Die eigentlich naheliegende Reaktion sollte sein, nicht den Hass von verschiedenen Gruppen jeweils zu normalisieren, sondern produktiv zu einer Versöhnung und Allianzbildung für Frieden und ein Ende der Gewalt beizutragen, gerade übrigens, wenn wir eben gar nicht mal von Personen sprechen, die im eigentlichen Konflikt gefangen sind, sondern in ganz anderen Ländern auf der Welt leben und zunehmend zu Gewalt greifen, die am Ende nichts bringt außer dass noch mehr Menschen sterben. Es ist nicht erforderlich, mit den jeweiligen radikalen und zu komplett sinnloser Gewalt greifenden Leuten der jeweiligen Seiten zusammenzuarbeiten, sondern es geht gerade darum, sie auszuschließen und stattdessen Bündnisse zwischen denen aufzubauen, die tatsächlich Empathie für alle Menschen aufbringen können. Das ist nebenbei bemerkt auch über den eigentlichen Nahostkonflikt hinaus und in Hinblick auf den marginalisierten Status von Jüdinnen*Juden, Muslim*innen, Palästinenser*innen und Israelis in Ländern wie eben zum Beispiel Deutschland: Von niemandem wird zum Beispiel derzeit so stark gefordert, sich von Israel zu distanzieren, wie von jüdischen Leuten, und niemand muss sich so oft von der Hamas distanzieren wie muslimische Menschen. Beide Gruppen werden permanent entlang des Nahostkonflikts gegeneinander ausgespielt, und das ironischerweise auch nicht gerade selten von Leuten, die weder jüdisch noch muslimisch sind; antimuslimischer Rassismus wie auch Antisemitismus werden in die jeweils passende Gruppe verlegt, während die sogenannte "weiße Mehrheitsgesellschaft", die in Hinblick auf beide Probleme sehr viel schlechter dasteht, ziemlich glimpflich davonkommt. Auch das sollte vielleicht mal zu denken geben, dass es nicht angezeigt ist, eine "Spirale der Gewalt" einfach hinzunehmen, weil es genau das ist, was zu weiterer Entfremdung führen kann, sondern sich ihr vielmehr konsequent entgegenzustellen.

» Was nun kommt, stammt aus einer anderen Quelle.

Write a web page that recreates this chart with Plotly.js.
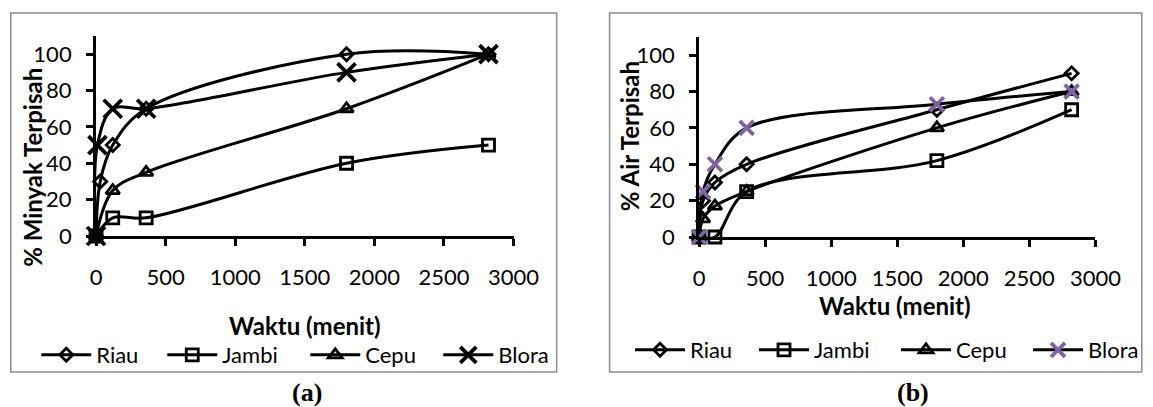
<!DOCTYPE html>
<html>
<head>
<meta charset="utf-8">
<script src="https://cdn.plot.ly/plotly-3.0.1.min.js"></script>
<style>
  html, body { margin: 0; padding: 0; background: #ffffff; }
  #chart { width: 1153px; height: 407px; }
</style>
</head>
<body>
<div id="chart"></div>
<script>
// ---------- Data ----------
// (a) % Minyak Terpisah
const seriesNames = ['Riau', 'Jambi', 'Cepu', 'Blora'];

const timeA_riau  = [0, 30, 120, 360, 1800, 2820];
const minyak_riau = [0, 30, 50, 70, 100, 100];
const timeA_jambi  = [0, 120, 360, 1800, 2820];
const minyak_jambi = [0, 10, 10, 40, 50];
const timeA_cepu  = [0, 120, 360, 1800, 2820];
const minyak_cepu = [0, 25, 35, 70, 100];
const timeA_blora  = [0, 10, 120, 360, 1800, 2820];
const minyak_blora = [0, 50, 70, 70, 90, 100];

// (b) % Air Terpisah
const timeB_riau = [0, 30, 120, 360, 1800, 2820];
const air_riau   = [0, 20, 30, 40, 70, 90];
const timeB_jambi = [0, 120, 360, 1800, 2820];
const air_jambi   = [0, 0, 25, 42, 70];
const timeB_cepu = [0, 30, 120, 360, 1800, 2820];
const air_cepu   = [0, 10, 17, 25, 60, 80];
const timeB_blora = [0, 30, 120, 360, 1800, 2820];
const air_blora   = [0, 25, 40, 60, 73, 80];

const yTickVals = [0, 20, 40, 60, 80, 100];
const xTickVals = [0, 500, 1000, 1500, 2000, 2500, 3000];

const titleYA = '% Minyak Terpisah';
const titleYB = '% Air Terpisah';
const titleX = 'Waktu (menit)';
const capA = '(a)';
const capB = '(b)';

// ---------- Styling ----------
const W = 1153, H = 407;
const px = v => v / W;
const py = v => 1 - v / H;
const FONT = 'Lato, "Open Sans", sans-serif';
const BLACK = '#000000';
const PURPLE = '#8064A2';

function mk(name, x, y, xa, ya, legend, sym, size, color, mlw, legW) {
  return {
    type: 'scatter', mode: 'lines+markers', name: name,
    x: x, y: y, xaxis: xa, yaxis: ya, legend: legend,
    legendwidth: legW,
    line: {shape: 'spline', smoothing: 1, color: BLACK, width: 3},
    marker: {symbol: sym, size: size, color: color,
             line: {color: color, width: mlw}},
    cliponaxis: false, hoverinfo: 'x+y+name'
  };
}

const traces = [
  mk(seriesNames[0], timeA_riau,  minyak_riau,  'x',  'y',  'legend',  'diamond-open',     10, BLACK, 2.8, 61),
  mk(seriesNames[1], timeA_jambi, minyak_jambi, 'x',  'y',  'legend',  'square-open',      12, BLACK, 2.8, 78),
  mk(seriesNames[2], timeA_cepu,  minyak_cepu,  'x',  'y',  'legend',  'triangle-up-open', 12, BLACK, 2.8, 68),
  mk(seriesNames[3], timeA_blora, minyak_blora, 'x',  'y',  'legend',  'x-thin-open',      18, BLACK, 3.8, 60),
  mk(seriesNames[0], timeB_riau,  air_riau,     'x2', 'y2', 'legend2', 'diamond-open',     10, BLACK, 2.8, 59),
  mk(seriesNames[1], timeB_jambi, air_jambi,    'x2', 'y2', 'legend2', 'square-open',      12, BLACK, 2.8, 77),
  mk(seriesNames[2], timeB_cepu,  air_cepu,     'x2', 'y2', 'legend2', 'triangle-up-open', 12, BLACK, 2.8, 67),
  mk(seriesNames[3], timeB_blora, air_blora,    'x2', 'y2', 'legend2', 'x-thin-open',      14, PURPLE, 3.8, 60)
];

const tickFont = {family: FONT, size: 22, color: BLACK};

function xAxis(domain, anchor) {
  return {
    domain: domain, anchor: anchor, range: [0, 3000],
    tickvals: xTickVals, ticktext: xTickVals.map(String),
    showgrid: false, zeroline: false,
    showline: true, linecolor: BLACK, linewidth: 3,
    ticks: 'outside', ticklen: 7, tickwidth: 2.5, tickcolor: BLACK,
    tickfont: tickFont, ticklabelstandoff: 13, fixedrange: true
  };
}
function yAxis(domain, anchor) {
  return {
    domain: domain, anchor: anchor, range: [0, 110],
    tickvals: yTickVals, ticktext: yTickVals.map(String),
    showgrid: false, zeroline: false,
    showline: true, linecolor: BLACK, linewidth: 3,
    ticks: 'outside', ticklen: 7, tickwidth: 2.5, tickcolor: BLACK,
    tickfont: tickFont, ticklabelstandoff: 10, fixedrange: true
  };
}

const boxLine = {color: '#8c8c8c', width: 1.5};
const legendBase = {
  orientation: 'h', xanchor: 'left', yanchor: 'middle', itemwidth: 50,
  font: {family: FONT, size: 22, color: BLACK}, bgcolor: 'rgba(0,0,0,0)',
  borderwidth: 0, itemclick: false, itemdoubleclick: false
};

const layout = {
  width: W, height: H, autosize: false,
  margin: {l: 0, r: 0, t: 0, b: 0},
  paper_bgcolor: '#ffffff', plot_bgcolor: 'rgba(0,0,0,0)',
  font: {family: FONT, color: BLACK},
  showlegend: true,
  xaxis:  xAxis([px(98), px(524)], 'y'),
  yaxis:  yAxis([py(236), py(36)], 'x'),
  xaxis2: xAxis([px(713.3), px(1117.7)], 'y2'),
  yaxis2: yAxis([py(237), py(37)], 'x2'),
  legend:  Object.assign({}, legendBase, {x: px(37), y: py(355)}),
  legend2: Object.assign({}, legendBase, {x: px(643), y: py(350)}),
  shapes: [
    {type: 'rect', xref: 'paper', yref: 'paper', x0: px(11), x1: px(568), y0: py(372), y1: py(13), line: boxLine, layer: 'below'},
    {type: 'rect', xref: 'paper', yref: 'paper', x0: px(622), x1: px(1165), y0: py(372), y1: py(13), line: boxLine, layer: 'below'}
  ],
  annotations: [
    {text: '<b>' + titleYA + '</b>', xref: 'paper', yref: 'paper', x: px(32.5), y: py(167),
     textangle: -90, showarrow: false, xanchor: 'center', yanchor: 'middle',
     font: {family: FONT, size: 24, color: BLACK}},
    {text: '<b>' + titleYB + '</b>', xref: 'paper', yref: 'paper', x: px(642), y: py(136),
     textangle: -90, showarrow: false, xanchor: 'center', yanchor: 'middle',
     font: {family: FONT, size: 24, color: BLACK}},
    {text: '<b>' + titleX + '</b>', xref: 'paper', yref: 'paper', x: px(311), y: py(325),
     showarrow: false, xanchor: 'center', yanchor: 'middle',
     font: {family: FONT, size: 24, color: BLACK}},
    {text: '<b>' + titleX + '</b>', xref: 'paper', yref: 'paper', x: px(913), y: py(305),
     showarrow: false, xanchor: 'center', yanchor: 'middle',
     font: {family: FONT, size: 24, color: BLACK}},
    {text: '<b>' + capA + '</b>', xref: 'paper', yref: 'paper', x: px(313), y: py(392),
     showarrow: false, xanchor: 'center', yanchor: 'middle',
     font: {family: '"Liberation Serif", "Times New Roman", serif', size: 26, color: BLACK}},
    {text: '<b>' + capB + '</b>', xref: 'paper', yref: 'paper', x: px(932), y: py(392),
     showarrow: false, xanchor: 'center', yanchor: 'middle',
     font: {family: '"Liberation Serif", "Times New Roman", serif', size: 26, color: BLACK}}
  ]
};

Plotly.newPlot('chart', traces, layout, {displayModeBar: false, responsive: false});
</script>
</body>
</html>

Um es konkret zu sagen: Der Anschlag ist nicht das, was als nachvollziehbar gelten sollte. Was als nachvollziehbar gelten sollte, sind Initiativen wie Palestinians and Jews for Peace.
Ich habe anfangs geschrieben, dass ich Angst hatte, das hier abzsuschicken, und das liegt aber ehrlich gesagt nicht einmal an eventuellen unfreundlichen Reaktionen, die ich bekommen könnte, sondern eher daran, dass sich am Ende vielleicht herausstellt, dass der Zynismus offenbar schon lange über die Menschlichkeit gesiegt hat. Ich persönlich brauche ehrlich gesagt für Diskussionen zumindest einen gewissen moralischen common ground, bei dem ich mir ehrlich gesagt nicht mehr sicher bin, ob er hier noch vorhanden ist – auch wenn ich hoffe, dass meine Zweifel da nicht berechtigt sind.